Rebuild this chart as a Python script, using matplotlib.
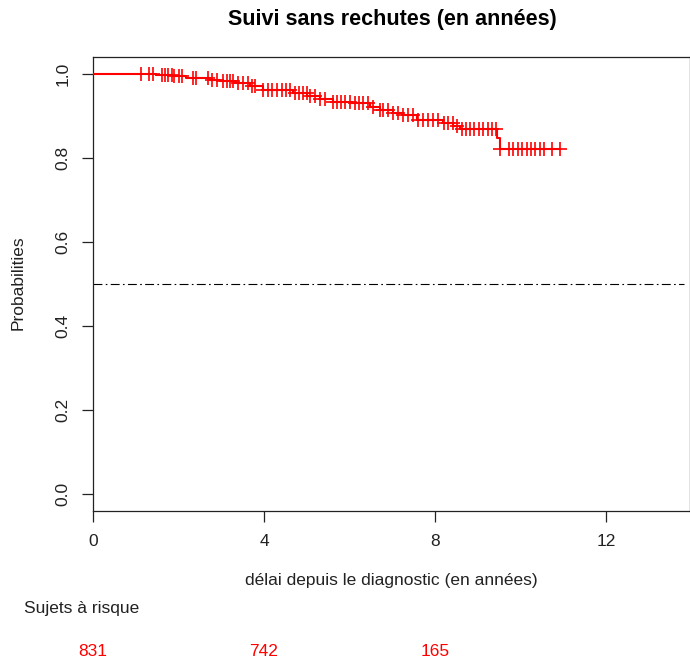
import numpy as np
import matplotlib
matplotlib.use("Agg")
import matplotlib.pyplot as plt
import matplotlib.transforms as mtransforms

plt.rcParams['font.family'] = ['Liberation Sans', 'DejaVu Sans']

# ---- data ----
event_times = [0.0, 1.47, 1.85, 2.18, 2.74, 2.97, 3.32, 3.67, 3.98, 4.68, 5.01,
               5.31, 5.61, 6.06, 6.48, 6.71, 7.02, 7.25, 7.58, 8.19, 8.42, 8.58,
               9.45, 9.51]
survival = [1.0, 0.998, 0.994, 0.990, 0.986, 0.984, 0.979, 0.972, 0.962, 0.954,
            0.946, 0.940, 0.934, 0.931, 0.922, 0.914, 0.907, 0.902, 0.890, 0.884,
            0.876, 0.868, 0.847, 0.821]
end_time = 10.93
censor_times = [1.12, 1.32, 1.40, 1.61, 1.68, 1.76, 1.84, 1.89, 2.01, 2.09, 2.33,
                2.41, 2.70, 2.78, 2.91, 3.03, 3.13, 3.20, 3.28, 3.40, 3.52, 3.63,
                3.71, 3.79, 3.98, 4.10, 4.18, 4.30, 4.41, 4.51, 4.61, 4.73, 4.83,
                4.92, 5.00, 5.08, 5.19, 5.31, 5.43, 5.62, 5.71, 5.79, 5.89, 6.01,
                6.13, 6.23, 6.32, 6.44, 6.56, 6.71, 6.79, 6.91, 7.02, 7.14, 7.26,
                7.38, 7.49, 7.61, 7.73, 7.84, 7.96, 8.08, 8.21, 8.31, 8.41, 8.52,
                8.62, 8.73, 8.82, 8.92, 9.03, 9.13, 9.23, 9.33, 9.42, 9.52, 9.74,
                9.83, 9.93, 10.03, 10.15, 10.24, 10.34, 10.46, 10.56, 10.73, 10.93]
risk_times = [0, 4, 8]
risk_counts = ["831", "742", "165"]
x_ticks = [0, 4, 8, 12]
y_ticks = [0.0, 0.2, 0.4, 0.6, 0.8, 1.0]
median_line = 0.5

title = "Suivi sans rechutes (en années)"
xlabel = "délai depuis le diagnostic (en années)"
ylabel = "Probabilities"
risk_title = "Sujets à risque"

W, H = 690, 663
fig = plt.figure(figsize=(W / 100, H / 100), dpi=100)
ax = fig.add_axes([93 / W, 1 - 510.5 / H, (689.5 - 93) / W, (510.5 - 57) / H])

# step curve
st_x = list(event_times) + [end_time]
st_y = list(survival) + [survival[-1]]
ax.step(st_x, st_y, where='post', color='red', lw=1.5, zorder=3)

# censor marks
et = np.array(event_times)
sv = np.array(survival)
idx = np.searchsorted(et, np.array(censor_times), side='right') - 1
ax.plot(censor_times, sv[idx], linestyle='none', marker='+', color='red',
        markersize=10, markeredgewidth=1.2, zorder=4)

# median reference line
ax.axhline(median_line, xmin=0, xmax=0.99, color='black', lw=0.8,
           linestyle=(0, (8, 3, 1.5, 3)))

ax.set_xlim(0, (689.5 - 93) / 42.75)
ax.set_ylim(-0.04, 1.04)
ax.set_xticks(x_ticks)
ax.set_xticklabels([str(t) for t in x_ticks])
ax.set_yticks(y_ticks)
ax.set_yticklabels([f"{v:.1f}" for v in y_ticks], rotation=90, va='center')
ax.tick_params(axis='both', direction='out', length=8, width=0.9,
               labelsize=12.5, colors='#222222')
ax.tick_params(axis='x', pad=9)
ax.tick_params(axis='y', pad=8)
for s in ax.spines.values():
    s.set_linewidth(0.9)
    s.set_color('#222222')

fig.text(392 / W, 1 - 19 / H, title, ha='center', va='center',
         fontsize=15.5, fontweight='bold')
fig.text(391 / W, 1 - 581 / H, xlabel, ha='center', va='center', fontsize=12.5,
         color='#222222')
fig.text(18 / W, 1 - 283 / H, ylabel, ha='center', va='center', fontsize=12.5,
         rotation=90, color='#222222')
fig.text(24 / W, 1 - 608 / H, risk_title, ha='left', va='center', fontsize=12.5,
         color='#222222')

trans = mtransforms.blended_transform_factory(ax.transData, fig.transFigure)
for t, n in zip(risk_times, risk_counts):
    fig.text(t, 1 - 651 / H, n, transform=trans, ha='center', va='center',
             fontsize=12.5, color='red')

fig.savefig("out.png", dpi=100)
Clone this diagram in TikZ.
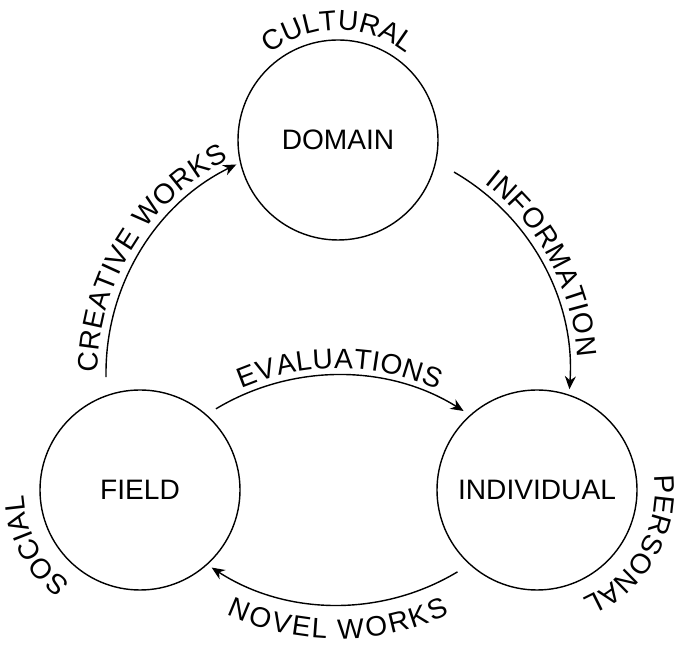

------------------------

_REQUIREMENTS_:
Which lines above hold the word "this"? Copy each of them.

_FINISHED ANSWER_:
Rebuild this chart as a Python script, using matplotlib.
Clone this diagram in TikZ.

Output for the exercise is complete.